⟨
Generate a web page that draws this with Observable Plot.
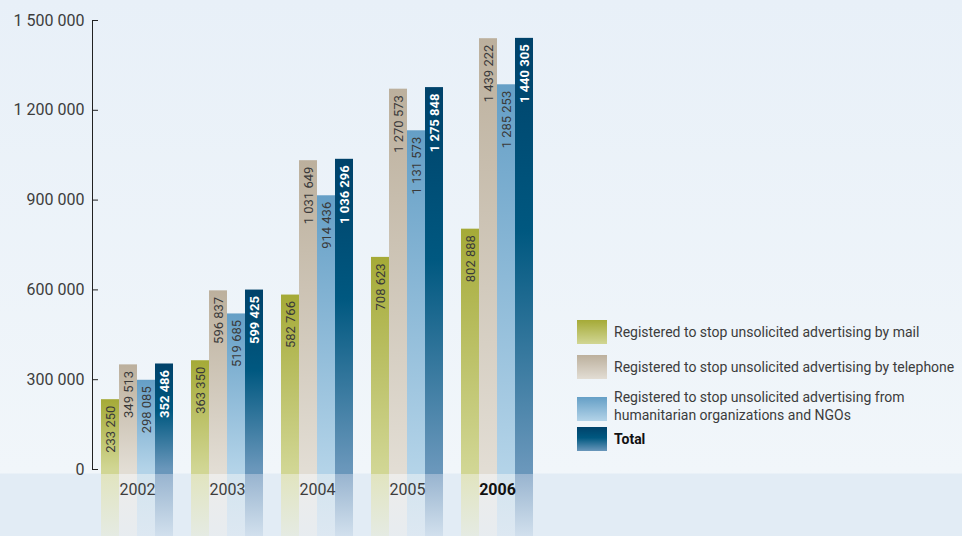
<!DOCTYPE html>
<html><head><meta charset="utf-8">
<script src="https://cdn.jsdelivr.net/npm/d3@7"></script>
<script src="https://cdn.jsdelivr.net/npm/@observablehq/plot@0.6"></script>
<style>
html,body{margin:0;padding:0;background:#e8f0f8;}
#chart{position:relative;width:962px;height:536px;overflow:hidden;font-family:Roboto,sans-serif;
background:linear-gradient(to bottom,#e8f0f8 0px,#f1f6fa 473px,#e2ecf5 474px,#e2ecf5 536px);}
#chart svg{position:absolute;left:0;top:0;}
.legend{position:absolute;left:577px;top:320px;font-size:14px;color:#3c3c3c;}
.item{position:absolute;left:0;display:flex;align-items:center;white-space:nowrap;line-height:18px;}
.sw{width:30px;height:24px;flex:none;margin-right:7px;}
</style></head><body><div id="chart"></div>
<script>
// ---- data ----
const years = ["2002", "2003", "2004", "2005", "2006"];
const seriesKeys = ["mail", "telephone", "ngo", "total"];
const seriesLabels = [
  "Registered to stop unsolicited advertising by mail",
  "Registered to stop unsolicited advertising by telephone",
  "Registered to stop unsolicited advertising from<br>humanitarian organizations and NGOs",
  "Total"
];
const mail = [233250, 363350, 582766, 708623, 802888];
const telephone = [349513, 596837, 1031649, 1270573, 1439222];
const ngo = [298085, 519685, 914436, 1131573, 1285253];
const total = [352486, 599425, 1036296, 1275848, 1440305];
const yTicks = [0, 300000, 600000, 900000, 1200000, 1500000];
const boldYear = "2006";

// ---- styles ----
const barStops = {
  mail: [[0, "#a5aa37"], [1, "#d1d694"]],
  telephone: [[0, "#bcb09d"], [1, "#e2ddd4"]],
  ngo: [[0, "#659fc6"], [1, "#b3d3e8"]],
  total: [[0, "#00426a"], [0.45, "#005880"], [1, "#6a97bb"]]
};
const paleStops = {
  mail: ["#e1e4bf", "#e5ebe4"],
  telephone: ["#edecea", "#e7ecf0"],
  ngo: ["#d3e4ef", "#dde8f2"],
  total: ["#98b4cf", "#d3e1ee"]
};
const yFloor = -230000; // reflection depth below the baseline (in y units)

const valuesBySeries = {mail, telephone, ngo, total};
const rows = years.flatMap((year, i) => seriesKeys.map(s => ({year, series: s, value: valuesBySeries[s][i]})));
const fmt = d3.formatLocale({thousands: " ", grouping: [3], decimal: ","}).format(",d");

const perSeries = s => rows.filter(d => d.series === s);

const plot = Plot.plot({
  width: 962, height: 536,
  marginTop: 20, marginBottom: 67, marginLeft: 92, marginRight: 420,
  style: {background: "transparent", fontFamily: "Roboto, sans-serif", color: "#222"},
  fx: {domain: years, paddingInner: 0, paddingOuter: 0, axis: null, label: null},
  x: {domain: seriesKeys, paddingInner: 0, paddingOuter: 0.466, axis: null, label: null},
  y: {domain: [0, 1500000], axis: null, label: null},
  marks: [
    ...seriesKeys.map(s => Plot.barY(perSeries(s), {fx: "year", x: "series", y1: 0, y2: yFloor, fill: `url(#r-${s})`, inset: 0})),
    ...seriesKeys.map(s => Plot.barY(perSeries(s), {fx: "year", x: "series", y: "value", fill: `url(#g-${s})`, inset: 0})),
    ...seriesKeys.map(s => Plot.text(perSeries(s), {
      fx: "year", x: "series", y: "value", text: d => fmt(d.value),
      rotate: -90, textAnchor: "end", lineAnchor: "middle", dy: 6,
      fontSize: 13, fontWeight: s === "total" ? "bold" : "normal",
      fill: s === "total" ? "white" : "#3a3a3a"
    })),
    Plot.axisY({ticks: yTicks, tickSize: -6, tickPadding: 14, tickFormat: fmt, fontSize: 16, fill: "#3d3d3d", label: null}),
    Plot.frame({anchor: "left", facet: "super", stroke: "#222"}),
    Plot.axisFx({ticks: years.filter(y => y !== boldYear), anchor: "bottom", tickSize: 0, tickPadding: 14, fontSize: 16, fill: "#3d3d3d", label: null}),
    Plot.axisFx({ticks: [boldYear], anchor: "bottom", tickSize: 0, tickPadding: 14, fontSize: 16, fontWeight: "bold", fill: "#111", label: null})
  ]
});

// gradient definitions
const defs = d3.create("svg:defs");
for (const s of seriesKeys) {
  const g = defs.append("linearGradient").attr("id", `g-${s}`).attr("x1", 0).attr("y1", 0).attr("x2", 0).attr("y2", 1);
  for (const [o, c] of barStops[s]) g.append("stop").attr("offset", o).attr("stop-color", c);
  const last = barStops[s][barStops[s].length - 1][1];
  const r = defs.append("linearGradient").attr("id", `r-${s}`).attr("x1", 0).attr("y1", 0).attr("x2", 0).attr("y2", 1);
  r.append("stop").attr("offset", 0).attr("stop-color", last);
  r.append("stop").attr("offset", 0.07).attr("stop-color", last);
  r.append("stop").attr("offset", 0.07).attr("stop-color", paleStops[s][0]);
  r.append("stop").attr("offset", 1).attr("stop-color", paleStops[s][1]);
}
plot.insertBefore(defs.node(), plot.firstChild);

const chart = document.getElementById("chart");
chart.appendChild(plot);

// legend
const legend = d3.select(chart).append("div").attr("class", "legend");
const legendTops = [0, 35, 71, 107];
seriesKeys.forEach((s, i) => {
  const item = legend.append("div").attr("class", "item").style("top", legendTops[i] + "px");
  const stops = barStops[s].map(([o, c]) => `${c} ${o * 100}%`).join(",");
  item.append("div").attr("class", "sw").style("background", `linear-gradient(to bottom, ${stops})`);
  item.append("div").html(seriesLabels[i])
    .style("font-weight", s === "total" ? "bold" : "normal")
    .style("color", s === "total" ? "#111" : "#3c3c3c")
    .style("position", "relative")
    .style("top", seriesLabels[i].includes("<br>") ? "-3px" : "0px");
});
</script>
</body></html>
⟩
⟨
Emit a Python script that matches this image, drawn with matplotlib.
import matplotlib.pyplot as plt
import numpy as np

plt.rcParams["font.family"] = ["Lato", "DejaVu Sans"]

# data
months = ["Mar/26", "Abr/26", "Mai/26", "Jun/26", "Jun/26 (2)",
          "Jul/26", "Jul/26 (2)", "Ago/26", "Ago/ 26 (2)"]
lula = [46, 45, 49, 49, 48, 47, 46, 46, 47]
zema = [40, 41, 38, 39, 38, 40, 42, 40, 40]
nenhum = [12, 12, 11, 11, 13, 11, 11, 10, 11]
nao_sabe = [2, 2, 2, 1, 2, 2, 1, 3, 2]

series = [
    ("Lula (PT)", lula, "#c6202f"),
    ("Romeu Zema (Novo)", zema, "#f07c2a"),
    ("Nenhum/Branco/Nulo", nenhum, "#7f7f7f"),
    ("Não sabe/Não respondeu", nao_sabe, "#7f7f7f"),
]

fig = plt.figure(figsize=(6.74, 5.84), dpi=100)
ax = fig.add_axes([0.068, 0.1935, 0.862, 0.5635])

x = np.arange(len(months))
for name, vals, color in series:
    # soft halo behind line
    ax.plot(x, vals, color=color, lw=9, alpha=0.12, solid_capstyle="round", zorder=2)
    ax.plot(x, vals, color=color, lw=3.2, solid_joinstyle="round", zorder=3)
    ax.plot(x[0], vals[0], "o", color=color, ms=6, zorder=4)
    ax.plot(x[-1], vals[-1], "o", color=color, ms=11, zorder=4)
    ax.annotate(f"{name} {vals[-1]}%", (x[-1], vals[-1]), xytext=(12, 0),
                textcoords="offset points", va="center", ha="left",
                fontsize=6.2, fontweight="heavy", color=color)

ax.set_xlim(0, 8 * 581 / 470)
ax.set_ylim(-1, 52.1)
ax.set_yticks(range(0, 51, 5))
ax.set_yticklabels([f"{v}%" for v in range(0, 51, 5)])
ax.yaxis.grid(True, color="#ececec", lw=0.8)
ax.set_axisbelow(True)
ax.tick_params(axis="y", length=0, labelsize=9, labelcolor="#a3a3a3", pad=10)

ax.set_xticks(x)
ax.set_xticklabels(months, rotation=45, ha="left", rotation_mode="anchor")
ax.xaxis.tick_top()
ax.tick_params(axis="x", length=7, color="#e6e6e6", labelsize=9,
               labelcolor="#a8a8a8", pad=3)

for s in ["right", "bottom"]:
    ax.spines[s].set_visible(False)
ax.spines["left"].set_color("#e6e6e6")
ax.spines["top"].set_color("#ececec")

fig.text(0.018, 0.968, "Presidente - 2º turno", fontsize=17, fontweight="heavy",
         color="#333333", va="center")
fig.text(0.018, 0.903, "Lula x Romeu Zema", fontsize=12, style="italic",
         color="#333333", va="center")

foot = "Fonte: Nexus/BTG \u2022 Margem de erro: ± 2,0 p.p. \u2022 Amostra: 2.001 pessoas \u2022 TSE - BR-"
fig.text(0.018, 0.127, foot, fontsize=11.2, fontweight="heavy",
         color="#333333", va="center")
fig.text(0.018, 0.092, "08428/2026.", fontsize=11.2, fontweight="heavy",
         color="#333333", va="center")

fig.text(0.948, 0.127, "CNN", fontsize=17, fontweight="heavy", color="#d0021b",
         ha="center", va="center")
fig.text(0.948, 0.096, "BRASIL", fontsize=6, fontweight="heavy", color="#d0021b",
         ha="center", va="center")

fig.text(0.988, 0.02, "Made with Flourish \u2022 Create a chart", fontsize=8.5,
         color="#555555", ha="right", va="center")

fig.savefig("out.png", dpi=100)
⟩
→ **WORK REQUIRED**: Reproduce word for word the material above, beginning with the line that contains "Emit a Python" and ending with the line that contains "nao_sabe = [2, 2, 2, 1, 2, 2, 1, 3, 2]".

→ **ANSWER FOR THE TASK**:
Emit a Python script that matches this image, drawn with matplotlib.
import matplotlib.pyplot as plt
import numpy as np

plt.rcParams["font.family"] = ["Lato", "DejaVu Sans"]

# data
months = ["Mar/26", "Abr/26", "Mai/26", "Jun/26", "Jun/26 (2)",
          "Jul/26", "Jul/26 (2)", "Ago/26", "Ago/ 26 (2)"]
lula = [46, 45, 49, 49, 48, 47, 46, 46, 47]
zema = [40, 41, 38, 39, 38, 40, 42, 40, 40]
nenhum = [12, 12, 11, 11, 13, 11, 11, 10, 11]
nao_sabe = [2, 2, 2, 1, 2, 2, 1, 3, 2]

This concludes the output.